Riding on a successful public offering, Splunk is doing well for itself as it manages logs and other machine data for companies, to the tune of $ 198 million in annual net sales. It now looks like VMware wants a piece of that pie.
On Tuesday the company plans to open up the public beta program for its vCenter Log Insight program for analyzing unstructured machine-generated log files before the software becomes generally available in the third quarter of the year. The product fits in next to VMware’s vCenter Operations Management Suite, which can analyze structured time-series data.
Initially, the product is targeted at helping customers troubleshoot errors and identify the root causes of technical issues, said Mahesh Kumar, director of enterprise management marketing at VMware. Later on, based on user feedback the company could tweak the product to tailor it to use cases around security and compliance, he said.

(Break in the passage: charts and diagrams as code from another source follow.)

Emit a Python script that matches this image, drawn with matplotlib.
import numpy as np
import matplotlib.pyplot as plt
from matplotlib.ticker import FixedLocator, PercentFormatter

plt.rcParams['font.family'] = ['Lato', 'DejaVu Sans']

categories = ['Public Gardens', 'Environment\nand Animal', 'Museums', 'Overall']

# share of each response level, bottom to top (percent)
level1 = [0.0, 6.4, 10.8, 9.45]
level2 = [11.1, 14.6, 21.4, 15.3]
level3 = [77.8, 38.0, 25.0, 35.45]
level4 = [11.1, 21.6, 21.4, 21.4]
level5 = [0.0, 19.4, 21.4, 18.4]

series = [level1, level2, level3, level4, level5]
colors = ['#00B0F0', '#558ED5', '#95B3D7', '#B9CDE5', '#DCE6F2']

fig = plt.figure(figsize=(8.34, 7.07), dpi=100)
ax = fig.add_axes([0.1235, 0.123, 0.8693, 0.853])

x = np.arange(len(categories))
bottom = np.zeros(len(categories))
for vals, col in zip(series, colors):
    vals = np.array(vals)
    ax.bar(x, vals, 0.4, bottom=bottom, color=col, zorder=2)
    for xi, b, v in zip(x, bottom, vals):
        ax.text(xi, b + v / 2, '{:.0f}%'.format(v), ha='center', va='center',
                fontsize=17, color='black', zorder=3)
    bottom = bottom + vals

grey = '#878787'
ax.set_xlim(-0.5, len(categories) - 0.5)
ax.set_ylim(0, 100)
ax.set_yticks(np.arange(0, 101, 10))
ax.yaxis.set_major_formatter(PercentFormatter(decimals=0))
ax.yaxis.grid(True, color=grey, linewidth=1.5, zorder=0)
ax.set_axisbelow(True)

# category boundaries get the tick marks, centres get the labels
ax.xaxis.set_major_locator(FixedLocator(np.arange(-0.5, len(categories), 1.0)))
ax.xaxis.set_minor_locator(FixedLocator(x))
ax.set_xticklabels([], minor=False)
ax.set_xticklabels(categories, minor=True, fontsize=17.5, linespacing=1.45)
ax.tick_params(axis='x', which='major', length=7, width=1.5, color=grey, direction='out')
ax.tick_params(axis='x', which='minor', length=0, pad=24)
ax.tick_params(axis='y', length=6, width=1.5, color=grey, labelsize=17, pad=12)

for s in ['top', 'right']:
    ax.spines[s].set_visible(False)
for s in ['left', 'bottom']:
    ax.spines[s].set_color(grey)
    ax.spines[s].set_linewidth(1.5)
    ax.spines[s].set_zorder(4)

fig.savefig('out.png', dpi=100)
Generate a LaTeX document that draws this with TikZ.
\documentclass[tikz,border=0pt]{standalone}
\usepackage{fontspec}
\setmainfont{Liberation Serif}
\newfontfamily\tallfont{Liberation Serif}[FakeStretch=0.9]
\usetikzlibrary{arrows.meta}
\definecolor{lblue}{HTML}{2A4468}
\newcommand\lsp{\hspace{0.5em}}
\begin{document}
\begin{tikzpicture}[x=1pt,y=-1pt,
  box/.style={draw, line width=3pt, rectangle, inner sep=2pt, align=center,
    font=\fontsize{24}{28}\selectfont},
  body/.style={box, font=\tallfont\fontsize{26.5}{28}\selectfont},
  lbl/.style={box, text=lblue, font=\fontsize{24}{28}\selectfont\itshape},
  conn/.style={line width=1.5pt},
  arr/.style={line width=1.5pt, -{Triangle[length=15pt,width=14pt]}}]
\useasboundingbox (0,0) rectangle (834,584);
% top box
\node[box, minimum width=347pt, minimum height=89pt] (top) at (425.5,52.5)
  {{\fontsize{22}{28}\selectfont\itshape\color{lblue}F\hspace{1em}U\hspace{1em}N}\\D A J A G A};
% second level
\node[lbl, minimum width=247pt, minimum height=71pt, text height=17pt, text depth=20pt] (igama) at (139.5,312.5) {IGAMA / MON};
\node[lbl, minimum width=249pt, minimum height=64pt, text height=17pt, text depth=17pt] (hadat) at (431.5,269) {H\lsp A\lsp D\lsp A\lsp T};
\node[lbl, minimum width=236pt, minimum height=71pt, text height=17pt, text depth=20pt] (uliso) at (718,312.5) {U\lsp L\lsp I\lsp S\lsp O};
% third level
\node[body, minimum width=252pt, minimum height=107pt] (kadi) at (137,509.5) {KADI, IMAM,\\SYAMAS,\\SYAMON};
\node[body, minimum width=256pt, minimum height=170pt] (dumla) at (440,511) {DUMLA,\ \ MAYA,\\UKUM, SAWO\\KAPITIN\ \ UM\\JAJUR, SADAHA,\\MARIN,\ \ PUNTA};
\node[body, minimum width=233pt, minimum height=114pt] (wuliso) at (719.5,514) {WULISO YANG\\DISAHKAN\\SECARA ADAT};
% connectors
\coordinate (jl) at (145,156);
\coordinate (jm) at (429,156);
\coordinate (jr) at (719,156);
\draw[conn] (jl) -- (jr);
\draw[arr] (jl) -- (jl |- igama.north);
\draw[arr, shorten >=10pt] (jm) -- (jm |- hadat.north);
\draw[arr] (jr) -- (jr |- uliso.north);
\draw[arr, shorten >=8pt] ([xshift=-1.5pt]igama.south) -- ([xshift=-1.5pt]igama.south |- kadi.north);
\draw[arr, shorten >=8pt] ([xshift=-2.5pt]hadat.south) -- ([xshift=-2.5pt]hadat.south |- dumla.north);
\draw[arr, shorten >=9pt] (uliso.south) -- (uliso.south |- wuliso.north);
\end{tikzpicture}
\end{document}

The product rollout comes following VMware’s 2012 acquisition of the Log Insight product and employees from startup Pattern Insight. Private beta testing got underway late last year.
The product will compete with plenty of log-management options currently available. In addition to Splunk, there’s Loggly (see disclosure), Papertrail and Sumo Logic, and open-source options such as logstash are also available. Then there’s Chronon, a startup seeking to replace log files with a record-and-replay process.
Kumar believes the VMware offering stands out for its ease of use through a simple interface and its pricing model. Rather than charge by volume of data being indexed, Log Insight customers pay $ 200 per data source, he said. That means customers don’t have to worry about over-provisioning or under-provisioning without knowing what they will need.
While VMware keeps adding to its software lineup — the NSX network-virtualization software courtesy of the $ 1.26 billion Nicira acquisition is also on the way — the company is also preparing to make its public cloud available. These initiatives and other attempts to carry out on the software-defined data center vision will be on the table for discussion when Om sits down with VMware CEO Pat Gelsinger at our Structure conference on June 19.
Disclosure: Loggly is backed by True Ventures, a venture capital firm that is an investor in the parent company of GigaOM/paidContent. Om Malik, founder of GigaOM, is also a venture partner at True.